15.10.16

D’après une histoire vraie – Delphine de Vigan


Ouvrir le dernier roman de Delphine de Vigan présente un risque : celui de ne pouvoir suspendre une lecture qui vous plonge dans un univers à la fois haletant, angoissant et où l’on ne cesse de s’interroger, l’auteur jouant de la mystification avec brio. Parlant sous son propre nom, elle se met en scène de façon troublante, puisant des éléments entiers de sa propre vie pour construire une autofiction dans laquelle un double aux contours indéfinis d’elle-même se débat dans une somme de difficultés.

Cette projection d’elle-même lui ressemble comme deux gouttes d’eau. Elle a son âge, est écrivain, vient de connaître un immense succès avec son dernier livre racontant l’impossible relation avec une mère qui finira par se suicider. Comme elle, elle vit une relation amoureuse avec un journaliste spécialiste de littérature, elle donne des conférences auprès de lecteurs attentifs et curieux. Comme elle, depuis quatre ans, elle n’a rien publié.

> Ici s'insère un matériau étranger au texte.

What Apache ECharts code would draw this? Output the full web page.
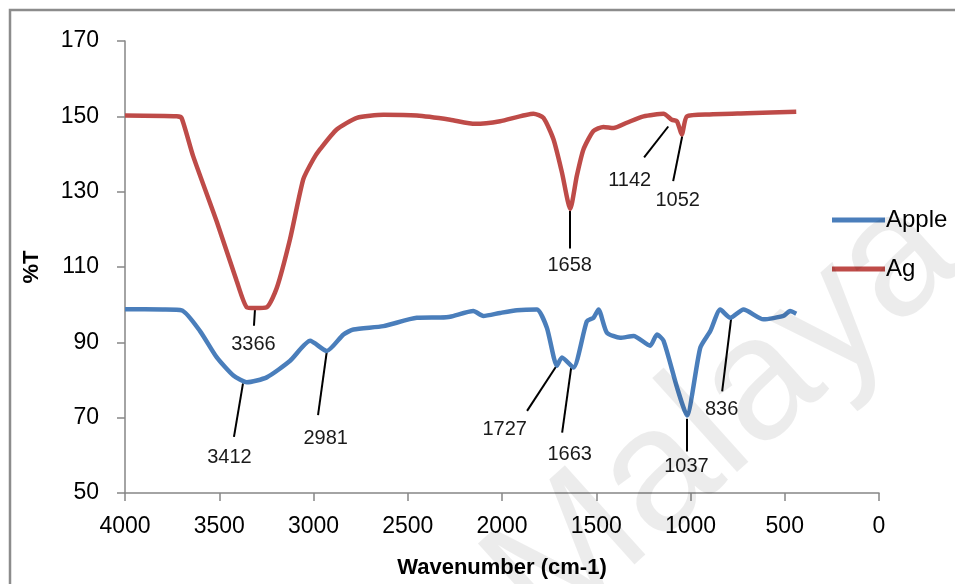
<!DOCTYPE html>
<html>
<head>
<meta charset="utf-8">
<script src="https://cdn.jsdelivr.net/npm/echarts@6/dist/echarts.min.js"></script>
<style>html,body{margin:0;padding:0;background:#fff}#chart{width:955px;height:584px}</style>
</head>
<body>
<div id="chart"></div>
<script>
// Wavenumber (cm-1) / %T for each series
var appleX = [4000,3800,3699,3602,3513,3425,3354,3248,3124,3018,2930,2841,2788,2629,2452,2328,2275,2152,2099,2010,1921,1815,1762,1709,1682,1621,1550,1515,1488,1444,1373,1302,1214,1178,1143,1072,1019,948,895,842,789,719,613,507,472,439];
var appleY = [98.8,98.7,98.5,93,86,81.2,79.4,80.7,85.1,90.4,87.7,92.1,93.4,94.3,96.5,96.6,96.8,98.3,97,97.8,98.5,98.7,93.9,83.8,86,83.3,95.6,96.5,98.7,92.6,91.2,91.7,89.1,92.1,90.4,78.1,70.6,88.6,93,98.7,96.5,98.7,96.1,97,98.3,97.6];
var agX = [4000,3726,3700,3639,3513,3407,3354,3310,3248,3195,3124,3054,3001,2966,2877,2770,2629,2452,2275,2143,2010,1833,1780,1727,1682,1638,1603,1568,1515,1462,1409,1338,1249,1143,1099,1072,1046,1019,900,700,439];
var agY = [150.2,150,149.6,139.5,122,106.2,99.3,99.1,99.3,104.4,117.5,133.3,138.6,141.2,146.5,149.6,150.4,150.2,149.1,148,148.7,150.7,149.6,143.9,135.1,125.4,134.2,141.2,146.1,147.2,146.9,148.3,150,150.7,149.1,148.7,145.2,150,150.5,150.8,151.2];
var xTicks = {min: 0, max: 4000, interval: 500};
var yTicks = {min: 50, max: 170, interval: 20};
// peak annotations: text, leader start [x,y], leader end [x,y], text centre [x,y]
var peakText  = ['3366','3412','2981','1727','1663','1037','836','1658','1142','1052'];
var peakFrom  = [[3310,99.1],[3374,79.1],[2928,88.1],[1713,83.6],[1633,83.3],[1019,69.7],[784,96.5],[1638,124.9],[1118,147.3],[1044,144.7]];
var peakTo    = [[3316,94.4],[3422,64.9],[2976,70.7],[1867,71.8],[1681,66],[1019,61],[832,77],[1638,114.9],[1246,139.1],[1092,132.8]];
var peakLabel = [[3316,89.4],[3443,59.4],[2933,64.4],[1983,66.8],[1638,60.2],[1019,57],[832,72],[1638,110.4],[1320,132.8],[1065,127.5]];

var FONT = 'Liberation Sans';
function zip(xs, ys){ return xs.map(function(x,i){ return [x, ys[i]]; }); }

var chart = echarts.init(document.getElementById('chart'));
chart.setOption({
  animation: false,
  backgroundColor: '#fff',
  textStyle: {fontFamily: FONT},
  grid: {left: 125, right: 76, top: 41, bottom: 87},
  legend: {
    data: ['Apple','Ag'], orient: 'vertical', left: 827, top: 203,
    icon: 'rect', itemWidth: 53, itemHeight: 5, itemGap: 25,
    textStyle: {fontSize: 24, color: '#000', fontFamily: FONT, padding: [0,0,0,-4]}
  },
  xAxis: {
    type: 'value', inverse: true, min: xTicks.min, max: xTicks.max, interval: xTicks.interval,
    name: 'Wavenumber (cm-1)', nameLocation: 'middle', nameGap: 64,
    nameTextStyle: {fontSize: 22, fontWeight: 'bold', color: '#000', fontFamily: FONT},
    axisLine: {onZero: false, lineStyle: {color: '#868686', width: 1.5}},
    axisTick: {show: true, length: 8, lineStyle: {color: '#868686', width: 1.5}},
    axisLabel: {fontSize: 23, color: '#000', margin: 22, fontFamily: FONT,
                formatter: function(v){ return String(v); }},
    splitLine: {show: false}
  },
  yAxis: {
    type: 'value', position: 'left', min: yTicks.min, max: yTicks.max, interval: yTicks.interval,
    name: '%T', nameLocation: 'middle', nameGap: 82, nameRotate: 90,
    nameTextStyle: {fontSize: 22, fontWeight: 'bold', color: '#000', fontFamily: FONT},
    axisLine: {show: true, onZero: false, lineStyle: {color: '#868686', width: 1.5}},
    axisTick: {show: true, length: 8, lineStyle: {color: '#868686', width: 1.5}},
    axisLabel: {fontSize: 23, color: '#000', margin: 26, fontFamily: FONT},
    splitLine: {show: false}
  },
  series: [
    {name: 'Apple', type: 'line', data: zip(appleX, appleY), showSymbol: false, smooth: 0.2,
     itemStyle: {color: '#4A7EBB'}, lineStyle: {color: '#4A7EBB', width: 4.5}},
    {name: 'Ag', type: 'line', data: zip(agX, agY), showSymbol: false, smooth: 0.2,
     itemStyle: {color: '#BE4B48'}, lineStyle: {color: '#BE4B48', width: 4.5}},
    {name: 'leaders', type: 'lines', coordinateSystem: 'cartesian2d', silent: true,
     lineStyle: {color: '#000', width: 2, opacity: 1},
     data: peakFrom.map(function(p,i){ return {coords: [p, peakTo[i]]}; })},
    {name: 'peaks', type: 'scatter', symbol: 'circle', symbolSize: 1, silent: true,
     itemStyle: {color: 'rgba(0,0,0,0)', opacity: 1},
     label: {show: true, position: [0, 0], align: 'center', verticalAlign: 'middle',
             formatter: '{b}', fontSize: 20, color: '#1a1a1a', opacity: 1,
             textBorderWidth: 0, fontFamily: FONT},
     data: peakLabel.map(function(p,i){ return {name: peakText[i], value: p}; })}
  ],
  graphic: [
    {type: 'rect', silent: true, z: 100,
     shape: {x: 10, y: 10, width: 1200, height: 1200},
     style: {fill: 'none', stroke: '#8c8c8c', lineWidth: 2.5}},
    {type: 'text', silent: true, z: 100, x: 725, y: 418, rotation: 42 * Math.PI / 180,
     style: {text: 'Malaya', fontSize: 175, fontFamily: FONT, fill: 'rgba(0,0,0,0.075)',
             align: 'center', verticalAlign: 'middle'}}
  ]
});
</script>
</body>
</html>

Suffisamment de points de comparaison, soulignés sans ambiguïté et facilement vérifiables, pour entretenir le doute sur la véracité de ce qui va suivre. D’autant que Delphine de Vigan a l’habileté d’introduire chacun de ses chapitres par une citation de Stephen King, alimentant le trouble entre le narrateur, l’auteur et son lecteur.

De fait, Delphine est d’autant plus fragile que ses deux jumeaux vont bientôt quitter le domicile maternel pour partir faire leurs études supérieures. Un moment idéal pour l’entrée en scène de L (« elle » dont nous ne connaîtrons jamais l’identité). Une femme de son âge, belle et troublante, seule avec laquelle une relation d’amitié foudroyante va se nouer.

Par petites touches et manipulations successives, L va peu à peu parvenir à prendre le contrôle total de Delphine, faisant le vide autour d’elle, s’imposant comme l’unique et exclusive partenaire en amitié, s’installant chez celle dont elle aspire inexorablement l’énergie, l’essence, la vie. L sait y faire en se construisant elle-même une histoire personnelle invérifiable qui fait d’elle une camarade oubliée de khâgne de Delphine dûment renseignée sur cette dernière.

Avec un suspense irrésistible, l’auteur nous plonge au cœur d’une double souffrance. Celle pour cette autre Delphine de Vigan (sans doute pour la véritable aussi !) de retrouver le chemin de l’écriture, de l’immense effort et travail que demande la création d’un livre signifiant et réussi ; celle aussi de s’interroger comment on peut se laisser à ce point mystifier par une tierce personne qui parvient à vous faire douter de tout au point de devenir, bon an mal an, le représentant autorisé de vous-même, agissant en votre nom. Une sorte de bernard-l’hermite social et littéraire vidant votre coquille de toute substance…

Les lecteurs attentifs ne manqueront pas de remarquer le clin d’œil que comporte le tout dernier mot d’un roman superbe et fascinant, récompensé par le Prix Renaudot et le Prix Goncourt des Lycéens en 2015.